**PROBLEM DESCRIPTION**
Write out each line exactly as it stands, please.
•••••
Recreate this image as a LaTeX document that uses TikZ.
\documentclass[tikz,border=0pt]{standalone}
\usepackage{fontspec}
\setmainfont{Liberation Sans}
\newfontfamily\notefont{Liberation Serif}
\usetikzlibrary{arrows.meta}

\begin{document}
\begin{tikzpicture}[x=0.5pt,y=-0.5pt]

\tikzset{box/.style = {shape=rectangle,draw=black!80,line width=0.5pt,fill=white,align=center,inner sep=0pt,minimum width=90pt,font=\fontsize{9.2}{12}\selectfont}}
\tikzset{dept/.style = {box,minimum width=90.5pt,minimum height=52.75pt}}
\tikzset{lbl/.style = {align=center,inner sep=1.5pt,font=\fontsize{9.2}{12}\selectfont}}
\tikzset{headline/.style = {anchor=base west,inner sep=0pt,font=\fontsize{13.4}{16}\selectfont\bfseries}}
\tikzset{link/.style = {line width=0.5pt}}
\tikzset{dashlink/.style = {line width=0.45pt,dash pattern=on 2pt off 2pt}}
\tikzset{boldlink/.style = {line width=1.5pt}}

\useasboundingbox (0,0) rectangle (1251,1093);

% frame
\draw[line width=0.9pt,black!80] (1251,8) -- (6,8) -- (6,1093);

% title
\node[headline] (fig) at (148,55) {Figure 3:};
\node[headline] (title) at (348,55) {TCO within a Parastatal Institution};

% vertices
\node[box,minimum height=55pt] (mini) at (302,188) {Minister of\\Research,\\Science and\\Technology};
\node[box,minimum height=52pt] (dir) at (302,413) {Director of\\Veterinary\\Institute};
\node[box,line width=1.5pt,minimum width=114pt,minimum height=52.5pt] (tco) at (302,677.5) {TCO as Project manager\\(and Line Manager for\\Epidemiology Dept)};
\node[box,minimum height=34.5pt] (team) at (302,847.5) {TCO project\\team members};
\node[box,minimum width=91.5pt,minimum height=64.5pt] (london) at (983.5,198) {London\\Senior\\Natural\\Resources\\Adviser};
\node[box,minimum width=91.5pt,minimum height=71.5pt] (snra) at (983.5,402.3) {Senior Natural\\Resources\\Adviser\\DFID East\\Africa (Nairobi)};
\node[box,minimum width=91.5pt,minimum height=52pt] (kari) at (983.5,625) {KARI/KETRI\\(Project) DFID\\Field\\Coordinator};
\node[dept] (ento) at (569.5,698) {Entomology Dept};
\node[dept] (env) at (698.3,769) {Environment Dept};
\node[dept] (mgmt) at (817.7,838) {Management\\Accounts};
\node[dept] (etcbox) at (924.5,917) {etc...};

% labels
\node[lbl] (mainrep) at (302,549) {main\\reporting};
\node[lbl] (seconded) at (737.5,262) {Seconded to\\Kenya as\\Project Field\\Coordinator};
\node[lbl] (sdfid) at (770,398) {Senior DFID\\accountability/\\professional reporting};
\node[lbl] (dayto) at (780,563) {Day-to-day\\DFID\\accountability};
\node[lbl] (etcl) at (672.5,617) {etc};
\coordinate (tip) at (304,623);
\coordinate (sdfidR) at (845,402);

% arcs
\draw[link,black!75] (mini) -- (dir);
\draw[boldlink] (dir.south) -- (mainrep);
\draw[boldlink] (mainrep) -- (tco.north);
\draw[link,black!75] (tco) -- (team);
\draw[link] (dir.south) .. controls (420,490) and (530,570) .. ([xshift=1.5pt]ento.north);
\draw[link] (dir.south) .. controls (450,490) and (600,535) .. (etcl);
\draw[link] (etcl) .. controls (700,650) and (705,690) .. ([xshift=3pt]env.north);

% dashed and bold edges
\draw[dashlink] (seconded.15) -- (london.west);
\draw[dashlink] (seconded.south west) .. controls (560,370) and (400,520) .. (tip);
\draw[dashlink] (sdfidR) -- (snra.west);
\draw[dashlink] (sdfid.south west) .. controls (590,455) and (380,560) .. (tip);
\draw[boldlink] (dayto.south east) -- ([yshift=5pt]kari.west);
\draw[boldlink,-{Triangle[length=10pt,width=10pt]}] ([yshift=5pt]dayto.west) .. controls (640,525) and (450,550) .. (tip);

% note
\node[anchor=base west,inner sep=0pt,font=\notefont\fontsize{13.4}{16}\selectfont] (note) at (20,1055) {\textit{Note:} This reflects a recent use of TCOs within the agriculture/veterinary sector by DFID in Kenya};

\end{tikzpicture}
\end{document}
•••••
**RESPONSE TO THE TASK**
Recreate this image as a LaTeX document that uses TikZ.
\documentclass[tikz,border=0pt]{standalone}
\usepackage{fontspec}
\setmainfont{Liberation Sans}
\newfontfamily\notefont{Liberation Serif}
\usetikzlibrary{arrows.meta}

\begin{document}
\begin{tikzpicture}[x=0.5pt,y=-0.5pt]

\tikzset{box/.style = {shape=rectangle,draw=black!80,line width=0.5pt,fill=white,align=center,inner sep=0pt,minimum width=90pt,font=\fontsize{9.2}{12}\selectfont}}
\tikzset{dept/.style = {box,minimum width=90.5pt,minimum height=52.75pt}}
\tikzset{lbl/.style = {align=center,inner sep=1.5pt,font=\fontsize{9.2}{12}\selectfont}}
\tikzset{headline/.style = {anchor=base west,inner sep=0pt,font=\fontsize{13.4}{16}\selectfont\bfseries}}
\tikzset{link/.style = {line width=0.5pt}}
\tikzset{dashlink/.style = {line width=0.45pt,dash pattern=on 2pt off 2pt}}
\tikzset{boldlink/.style = {line width=1.5pt}}

\useasboundingbox (0,0) rectangle (1251,1093);

% frame
\draw[line width=0.9pt,black!80] (1251,8) -- (6,8) -- (6,1093);

% title
\node[headline] (fig) at (148,55) {Figure 3:};
\node[headline] (title) at (348,55) {TCO within a Parastatal Institution};

% vertices
\node[box,minimum height=55pt] (mini) at (302,188) {Minister of\\Research,\\Science and\\Technology};
\node[box,minimum height=52pt] (dir) at (302,413) {Director of\\Veterinary\\Institute};
\node[box,line width=1.5pt,minimum width=114pt,minimum height=52.5pt] (tco) at (302,677.5) {TCO as Project manager\\(and Line Manager for\\Epidemiology Dept)};
\node[box,minimum height=34.5pt] (team) at (302,847.5) {TCO project\\team members};
\node[box,minimum width=91.5pt,minimum height=64.5pt] (london) at (983.5,198) {London\\Senior\\Natural\\Resources\\Adviser};
\node[box,minimum width=91.5pt,minimum height=71.5pt] (snra) at (983.5,402.3) {Senior Natural\\Resources\\Adviser\\DFID East\\Africa (Nairobi)};
\node[box,minimum width=91.5pt,minimum height=52pt] (kari) at (983.5,625) {KARI/KETRI\\(Project) DFID\\Field\\Coordinator};
\node[dept] (ento) at (569.5,698) {Entomology Dept};
\node[dept] (env) at (698.3,769) {Environment Dept};
\node[dept] (mgmt) at (817.7,838) {Management\\Accounts};
\node[dept] (etcbox) at (924.5,917) {etc...};

% labels
\node[lbl] (mainrep) at (302,549) {main\\reporting};
\node[lbl] (seconded) at (737.5,262) {Seconded to\\Kenya as\\Project Field\\Coordinator};
\node[lbl] (sdfid) at (770,398) {Senior DFID\\accountability/\\professional reporting};
\node[lbl] (dayto) at (780,563) {Day-to-day\\DFID\\accountability};
\node[lbl] (etcl) at (672.5,617) {etc};
\coordinate (tip) at (304,623);
\coordinate (sdfidR) at (845,402);

% arcs
\draw[link,black!75] (mini) -- (dir);
\draw[boldlink] (dir.south) -- (mainrep);
\draw[boldlink] (mainrep) -- (tco.north);
\draw[link,black!75] (tco) -- (team);
\draw[link] (dir.south) .. controls (420,490) and (530,570) .. ([xshift=1.5pt]ento.north);
\draw[link] (dir.south) .. controls (450,490) and (600,535) .. (etcl);
\draw[link] (etcl) .. controls (700,650) and (705,690) .. ([xshift=3pt]env.north);

% dashed and bold edges
\draw[dashlink] (seconded.15) -- (london.west);
\draw[dashlink] (seconded.south west) .. controls (560,370) and (400,520) .. (tip);
\draw[dashlink] (sdfidR) -- (snra.west);
\draw[dashlink] (sdfid.south west) .. controls (590,455) and (380,560) .. (tip);
\draw[boldlink] (dayto.south east) -- ([yshift=5pt]kari.west);
\draw[boldlink,-{Triangle[length=10pt,width=10pt]}] ([yshift=5pt]dayto.west) .. controls (640,525) and (450,550) .. (tip);

% note
\node[anchor=base west,inner sep=0pt,font=\notefont\fontsize{13.4}{16}\selectfont] (note) at (20,1055) {\textit{Note:} This reflects a recent use of TCOs within the agriculture/veterinary sector by DFID in Kenya};

\end{tikzpicture}
\end{document}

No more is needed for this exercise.